Di JAWA TIMUR, khususnya di Bangkalan, mulai sejak kecil hingga
aku kelas enam Ibtidaiyah dan SD belum aku rasakan perbedaan dan perselisihan
tentang kesunahan puasa Rajab. Mungkin karena memang, di Bangkalan khususnya,
masih kuat penduduknya memegang teguh dan mengikuti pendapat mayoritas ulama
Syafiiyah yang menghukumi sunah terhadap puasa Rajab.
Di Pasuruan pun, saat aku menimba ilmu di Salah satu Pesantren
yang tertua di Nusantara yang didirikan oleh Mbah Sayyid Sulaiman Basyaiban yang
masih keturunan Sunan Gunung Jati Cirebon, yaitu Pondok Pesantren Sidogiri yang
kini sudah berumur 278 Tahun, semua santri lebih memilih puasa rajab, bahkan
dianjurkan untuk puasa rajab, tak ada sama sekali perbedaan. Sebab santri
memiliki argumentasi dan dalil yang sama tentang hukum kesunahan puasa Rajab. Tidak ada yang berbeda. Sebab santri sudah biasa bersinggungan langsung dengan namanya dalil. Lewat
berbagai literatur yang dikaji, mulai kitab mustholah hadis (kitab ini memuat
untuk mengetahui status hadis dari aspek keshohihan, rawi dll), tafsir, ushul
fiqih, apalagi Al-Qur'an dan Hadis, di setiap hari santri tidak pernah lepas
dari Al-Qur'an, Santri meneliti dan mengkaji secara langsung mana dalil yang
kuat dan yang lemah. Hingga tidak heran kalau dikalangan santri puasa rajab
bukanlah amalan bid'ah yang oleh sekelompok golongan dianggap bid'ah dengan
alasan hadisnya lemah (dhaif). Padahal kalau mereka mau jujur, banyak hadis
yang shohih tentang hukum kesunahan puasa rajab, namun kenapa mereka tidak
mencantumkan hadis shohih tersebut?. Ada apa dengan mereka?.

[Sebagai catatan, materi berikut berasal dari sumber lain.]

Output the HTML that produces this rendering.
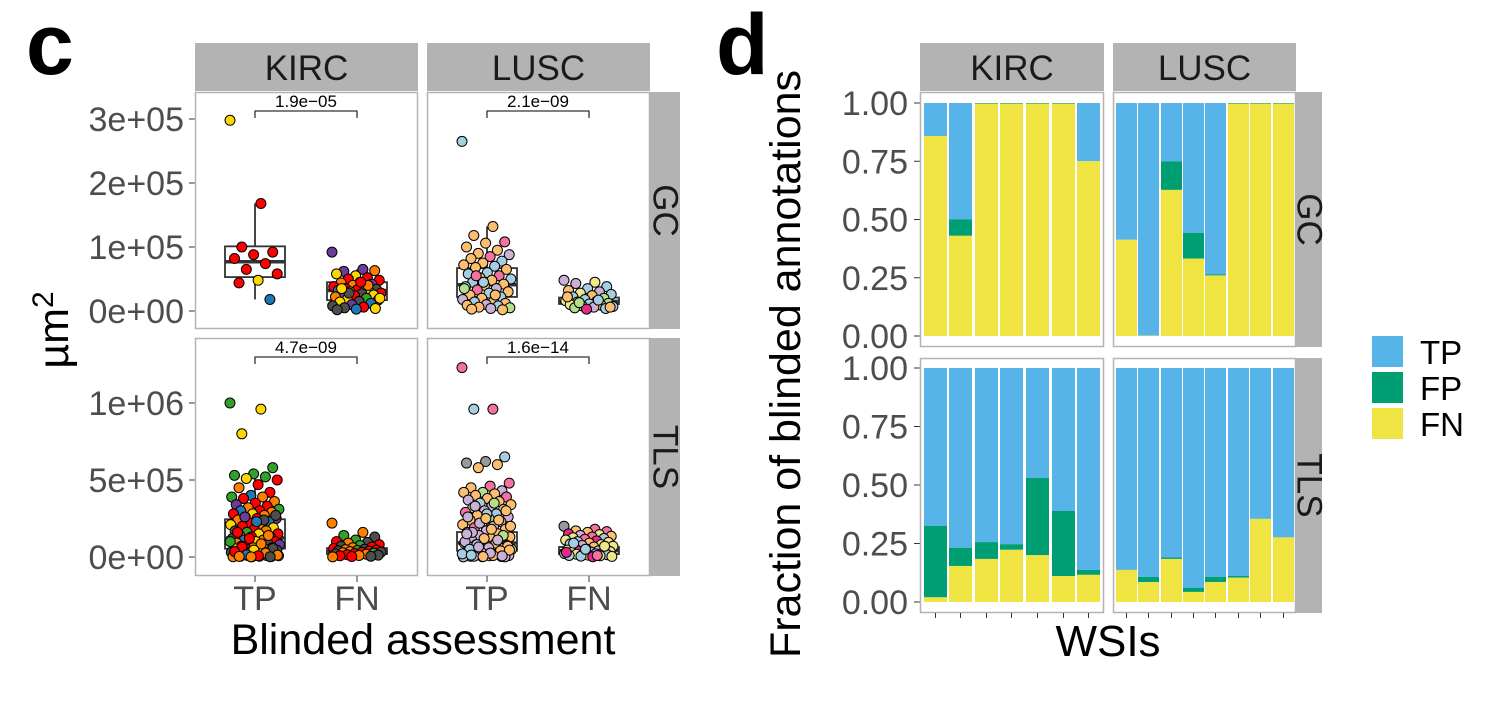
<!DOCTYPE html>
<html><head><meta charset="utf-8"><style>
body{margin:0;background:#fff;}
svg{display:block;font-family:"Liberation Sans",Arial,sans-serif;}
</style></head><body>
<svg id="c" width="1492" height="706" viewBox="0 0 1492 706"></svg>
<script>
// ---------- Data: panel c (values in units of 1e3 µm²) ----------
const kircGcTP=[298,168,100,92,88,82,74,65,58,48,44,18];
const kircGcTPc="yrrrrrrrryrbr".slice(0,12);
const kircGcFN=[92,65,62,63,55,58,52,50,48,45,44,42,40,38,36,35,34,33,32,30,30,28,27,26,25,24,22,20,18,17,15,14,12,10,8,6,5,4,3,2,40,28,20,45,35];
const kircGcFNc="pppoyyrrrgoporyrkrbyorkpyrogyrkybpkrkybkokyryp";
const luscGcTP=[265,132,118,108,106,100,95,90,88,85,82,78,75,72,70,68,65,60,58,55,52,50,48,45,42,40,38,35,33,30,28,25,22,20,18,15,14,12,10,9,8,6,5,4,3,2,45,35,25,55];
const luscGcTPc="boopoooolpobooboobbpobobooblpobobolobolobogloobgopblb";
const luscGcFN=[48,45,43,38,35,32,30,28,26,24,22,20,18,16,15,14,12,11,10,9,8,7,6,5,4,3,22,17,13,6];
const luscGcFNc="lylbbolybobgbylogbyogblgbmobgo";
const kircTlsTP=[1000,960,800,580,540,530,520,510,500,470,450,420,400,390,390,380,360,350,340,330,320,310,300,300,290,280,280,270,260,250,250,240,230,220,210,200,200,190,180,170,170,160,150,150,140,130,130,120,110,110,100,100,90,90,80,80,70,70,60,60,55,50,50,45,40,40,35,30,30,25,20,20,15,15,10,10,8,5,5,3,2,2,240,260,270,230,160,140,120,100,85,65,55,45,35,25,15,12,8,4,2,1];
const kircTlsTPc="gyyggggyrrorbgororprogrbo yroyprobryoryrkogryopr kobryokrpokroyorkpor bkyorkporyokkrokpkbrorgorkyroboroko ryorkrgko".replace(/ /g,"");
const kircTlsFN=[220,160,140,130,110,100,95,90,80,75,70,65,60,55,50,48,45,42,40,38,35,32,30,28,25,22,20,18,15,12,10,8,5,3,1];
const kircTlsFNc="oogkgrkorgkrorkorgkrokrogrkorkorkro";
const luscTlsTP=[1230,960,960,650,620,610,600,580,480,460,450,430,420,420,410,400,390,380,370,360,350,340,330,320,310,300,290,280,270,260,250,240,230,220,210,200,190,180,170,160,150,140,130,120,110,100,95,90,85,80,75,70,65,60,55,50,45,40,35,30,25,20,15,10,8,5,3,2,1,350,330,300,280,260,240,220,200,180,160,140,120,100,90,80,70,60,50,40,30,20,10,5,1,250,150,110,65,45,25,12,7,3];
const luscTlsTPc="ppbbkkooppolgooopolobolgolpbolgolbolpolboloolbolpolbologlolbolllboollglobloloolgolobolbolbollolllolbloloo";
const luscTlsFN=[200,180,170,165,160,150,145,140,135,130,125,120,115,110,105,100,95,90,85,80,75,70,65,60,55,50,45,40,38,35,32,30,28,25,22,20,18,15,12,10,8,6,4,2,90,70,50,30,10];
const luscTlsFNc="kpopomylopybpymbyobylyobobybmybyoyblybobybymbybmpboy";
// box stats [q1, median, q3, lowWhisker, highWhisker]
const boxKircGcTP=[53,77,101,18,168];
const boxKircGcFN=[17,32,45,2,65];
const boxLuscGcTP=[22,41,67,2,132];
const boxLuscGcFN=[11,15,21,2,35];
const boxKircTlsTP=[54,123,245,1,530];
const boxKircTlsFN=[19,37,58,1,110];
const boxLuscTlsTP=[41,91,162,1,420];
const boxLuscTlsFN=[19,41,65,1,130];
const pvals=["1.9e\u221205","2.1e\u221209","4.7e\u221209","1.6e\u221214"];
const gcTicks=[0,100,200,300];const gcTickLabels=["0e+00","1e+05","2e+05","3e+05"];
const tlsTicks=[0,500,1000];const tlsTickLabels=["0e+00","5e+05","1e+06"];
// ---------- Data: panel d (fractions FN, FP per WSI; TP = rest) ----------
const kircGcFNf=[0.858,0.43,0.997,0.997,0.997,0.997,0.75];
const kircGcFPf=[0,0.07,0.003,0.003,0.003,0.003,0];
const luscGcFNf=[0.413,0.002,0.627,0.332,0.26,0.997,0.997,0.997];
const luscGcFPf=[0,0,0.123,0.111,0.004,0.003,0.003,0.003];
const kircTlsFNf=[0.02,0.154,0.184,0.223,0.2,0.111,0.116];
const kircTlsFPf=[0.305,0.078,0.072,0.024,0.33,0.278,0.021];
const luscTlsFNf=[0.137,0.085,0.184,0.043,0.085,0.104,0.355,0.276];
const luscTlsFPf=[0,0.022,0.006,0.018,0.022,0.007,0,0];
const fracTicks=[0,0.25,0.5,0.75,1];const fracTickLabels=["0.00","0.25","0.50","0.75","1.00"];

const svg=document.getElementById('c');const NS="http://www.w3.org/2000/svg";
function mk(tag,attrs,parent,text){const e=document.createElementNS(NS,tag);for(const k in attrs)e.setAttribute(k,attrs[k]);if(text!==undefined)e.textContent=text;(parent||svg).appendChild(e);return e;}
const kc={r:"#ff0000",o:"#ff7f00",y:"#ffd700",g:"#33a02c",b:"#1f78b4",p:"#6a3d9a",k:"#4d4d4d"};
const lc={b:"#a6cee3",o:"#fdbf6f",p:"#f4729f",l:"#cab2d6",g:"#b2df8a",y:"#f0e68c",k:"#999999",m:"#e7298a"};

let t=mk('text',{x:26,y:74,'font-size':86,'font-weight':'bold'},svg,'c');

t=mk('text',{x:716,y:74,'font-size':86,'font-weight':'bold'},svg,'d');


// ---------- panel c ----------
const cCols=[{x0:195,x1:418,name:'KIRC',pal:kc},{x0:427,x1:650,name:'LUSC',pal:lc}];
const cRows=[{y0:92,y1:329,zeroY:311,per:0.64,name:'GC',ticks:gcTicks,labels:gcTickLabels},
             {y0:338,y1:576,zeroY:557,per:0.154,name:'TLS',ticks:tlsTicks,labels:tlsTickLabels}];
const cData=[[[kircGcTP,kircGcTPc,boxKircGcTP,kircGcFN,kircGcFNc,boxKircGcFN],[luscGcTP,luscGcTPc,boxLuscGcTP,luscGcFN,luscGcFNc,boxLuscGcFN]],
             [[kircTlsTP,kircTlsTPc,boxKircTlsTP,kircTlsFN,kircTlsFNc,boxKircTlsFN],[luscTlsTP,luscTlsTPc,boxLuscTlsTP,luscTlsFN,luscTlsFNc,boxLuscTlsFN]]];
cCols.forEach((c,ci)=>{
  const s=mk('rect',{x:c.x0,y:43,width:c.x1-c.x0,height:48,fill:'#b3b3b3'});
  
  mk('text',{x:(c.x0+c.x1)/2,y:80,'font-size':35,'text-anchor':'middle',fill:'#1a1a1a'},svg,c.name);
});
cRows.forEach((r,ri)=>{
  const s=mk('rect',{x:650,y:r.y0,width:30,height:r.y1-r.y0,fill:'#b3b3b3'});
  
  const cy=(r.y0+r.y1)/2;
  mk('text',{x:665,y:cy,'font-size':35,'text-anchor':'middle','dominant-baseline':'central',fill:'#1a1a1a',transform:`rotate(90 665 ${cy})`},svg,r.name);
  const yv=v=>r.zeroY-v*r.per;
  r.ticks.forEach((tv,i)=>{
    mk('line',{x1:189,x2:195,y1:yv(tv),y2:yv(tv),stroke:'#333','stroke-width':1});
    const tl=mk('text',{x:184,y:yv(tv)+12,'font-size':34,'text-anchor':'end',fill:'#4d4d4d'},svg,r.labels[i]);
    
  });
  cCols.forEach((c,ci)=>{
    const g=mk('g',{});
    mk('rect',{x:c.x0+0.5,y:r.y0+0.5,width:c.x1-c.x0-1,height:r.y1-r.y0-1,fill:'#fff',stroke:'#b3b3b3','stroke-width':1.5},g);
    const d=cData[ri][ci];
    const centers=[c.x0+60,c.x0+162];
    [0,1].forEach(k=>{
      const vals=d[k*3],cols=d[k*3+1],bx=d[k*3+2],cx=centers[k];
      const bg=mk('g',{},g);
      mk('line',{x1:cx,x2:cx,y1:yv(bx[3]),y2:yv(bx[0]),stroke:'#333','stroke-width':1.8},bg);
      mk('line',{x1:cx,x2:cx,y1:yv(bx[2]),y2:yv(bx[4]),stroke:'#333','stroke-width':1.8},bg);
      mk('rect',{x:cx-30,y:yv(bx[2]),width:60,height:Math.max(1,yv(bx[0])-yv(bx[2])),fill:'#fff',stroke:'#333','stroke-width':1.8},bg);
      mk('line',{x1:cx-30,x2:cx+30,y1:yv(bx[1]),y2:yv(bx[1]),stroke:'#333','stroke-width':3.5},bg);
      vals.forEach((v,i)=>{
        const j=(((i*0.6180339)%1)-0.5)*50;
        const p=mk('circle',{cx:cx+j,cy:yv(v),r:5,fill:c.pal[cols[i]]||c.pal[Object.keys(c.pal)[i%7]],stroke:'#000','stroke-width':1},g);
        
      });
    });
    const by=r.y0+19;
    mk('path',{d:`M${centers[0]} ${by+7}V${by}H${centers[1]}V${by+7}`,fill:'none',stroke:'#333','stroke-width':1.3},g);
    const pt=mk('text',{x:(centers[0]+centers[1])/2,y:by-4,'font-size':17,'text-anchor':'middle',fill:'#000'},g,pvals[ri*2+ci]);
    
    if(ri===1){centers.forEach((x,k)=>{
      mk('line',{x1:x,x2:x,y1:576,y2:582,stroke:'#333'});
      const xl=mk('text',{x:x,y:610,'font-size':34,'text-anchor':'middle',fill:'#4d4d4d'},svg,k?'FN':'TP');
      
    });}
  });
});
t=mk('text',{x:423,y:654,'font-size':43,'text-anchor':'middle'},svg,'Blinded assessment');

t=mk('text',{x:0,y:0,'font-size':43,'text-anchor':'middle',transform:'translate(68 330) rotate(-90)'},svg);

mk('tspan',{},t,'µm');mk('tspan',{dy:-15,'font-size':30},t,'2');

// ---------- panel d ----------
const dCols=[{x0:920,x1:1104,name:'KIRC',bars:[[924,947],[949,972],[975,998],[1000,1023],[1026,1049],[1052,1075],[1077,1100]]},
             {x0:1113,x1:1296,name:'LUSC',bars:[[1116,1137],[1138,1159],[1161,1182],[1183,1204],[1205,1226],[1228,1249],[1250,1271],[1273,1294]]}];
const dRows=[{y0:92,y1:347,top:103,zero:336,name:'GC'},{y0:358,y1:613,top:368,zero:602,name:'TLS'}];
const dData=[[[kircGcFNf,kircGcFPf],[luscGcFNf,luscGcFPf]],[[kircTlsFNf,kircTlsFPf],[luscTlsFNf,luscTlsFPf]]];
const TPc="#56b4e9",FPc="#009e73",FNc="#f0e442";
dCols.forEach(c=>{
  const s=mk('rect',{x:c.x0,y:43,width:c.x1-c.x0,height:48,fill:'#b3b3b3'});
  
  mk('text',{x:(c.x0+c.x1)/2,y:80,'font-size':35,'text-anchor':'middle',fill:'#1a1a1a'},svg,c.name);
});
dRows.forEach((r,ri)=>{
  const s=mk('rect',{x:1296,y:r.y0,width:26,height:r.y1-r.y0,fill:'#b3b3b3'});
  
  const cy=(r.y0+r.y1)/2;
  mk('text',{x:1309,y:cy,'font-size':35,'text-anchor':'middle','dominant-baseline':'central',fill:'#1a1a1a',transform:`rotate(90 1309 ${cy})`},svg,r.name);
  const yv=f=>r.zero-f*(r.zero-r.top);
  fracTicks.forEach((tv,i)=>{
    mk('line',{x1:914,x2:920,y1:yv(tv),y2:yv(tv),stroke:'#333'});
    const tl=mk('text',{x:908,y:yv(tv)+12,'font-size':34,'text-anchor':'end',fill:'#4d4d4d'},svg,fracTickLabels[i]);
    
  });
  dCols.forEach((c,ci)=>{
    const g=mk('g',{});
    mk('rect',{x:c.x0+0.5,y:r.y0+0.5,width:c.x1-c.x0-1,height:r.y1-r.y0-1,fill:'#fff',stroke:'#b3b3b3','stroke-width':1.5},g);
    const fn=dData[ri][ci][0],fp=dData[ri][ci][1];
    c.bars.forEach((b,i)=>{
      const w=b[1]-b[0];
      const tp=mk('rect',{x:b[0],y:yv(1),width:w,height:yv(fn[i]+fp[i])-yv(1),fill:TPc},g);
      
      const f2=mk('rect',{x:b[0],y:yv(fn[i]+fp[i]),width:w,height:yv(fn[i])-yv(fn[i]+fp[i]),fill:FPc},g);
      
      const f3=mk('rect',{x:b[0],y:yv(fn[i]),width:w,height:yv(0)-yv(fn[i]),fill:FNc},g);
      
      if(ri===1)mk('line',{x1:(b[0]+b[1])/2,x2:(b[0]+b[1])/2,y1:613,y2:618,stroke:'#333'});
    });
  });
});
t=mk('text',{x:1108,y:656,'font-size':44,'text-anchor':'middle'},svg,'WSIs');

t=mk('text',{x:0,y:0,'font-size':43,'text-anchor':'middle',transform:'translate(800 364) rotate(-90)'},svg,'Fraction of blinded annotations');

[['TP',TPc],['FP',FPc],['FN',FNc]].forEach((e,i)=>{
  const g=mk('g',{});
  mk('rect',{x:1372,y:336+i*36,width:31,height:31,fill:e[1]},g);
  mk('text',{x:1420,y:364+i*36,'font-size':33},g,e[0]);
});
</script>
</body></html>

Baru setelah aku masuk di perguruan tinggi, sangat kerasa
perbedaan yang sangat mencolok tentang hukum kesunahan puasa Rajab. Mulai
perbedaan Tahlilan, Yasinan, Maulidan, Isra'-mi'raj, Puasa Sya'ban pasti tidak
pernah habis menjadi trending topic dikalangan Mahasiswa. Tetapi sayangnya,
tidak semua Mahasiwa merujuk langsung terhadap pembahasan tersebut, mereka
hanya bertendensi kepada apa yang mereka dapati tanpa mengakji mendalam tentang
perbedaan tersebut. Padahal seandainya mereka mau jujur dalam berilmiah betapa
banayk hadis-hadis yang shohih, tetapi anehnya kenapa mereka hanya mengkritisi hadis yang lemah, kenapa tidak menerima hadis lain yang shohih dalam membahas
hukum kesunahan puasa Rajab.
Terakhir dari penulis, jujur dan objektiflah di dalam
berargumentasi, jangan sembarngan bilang bid'ah tanpa mengetahui adanya dalil lain
yang memperbolehkan. Kasihan umat islam yang awam seperti penulis kalian
bid'ahkan. Ketika umat Islam dibid'ahkan, betapa banyak yang tersesat dalam
perspektif kalian, maka betapa banyak umat Islam yang secara otomatis masuk
neraka, karena setiap bid'ah itu sesat dan setiap kesesatan itu dalam neraka.
Ayo saling menghargai perbedaan, bangun hidup romantis dan harmonis
seperti tak ubahnya kekasih yang saling mencintai. Sebab Rajab bukanlah ajang permusuhan sesama Muslimnya, meski berbeda pendapat. Akan lebih baik hidup damai dalam perbedaan.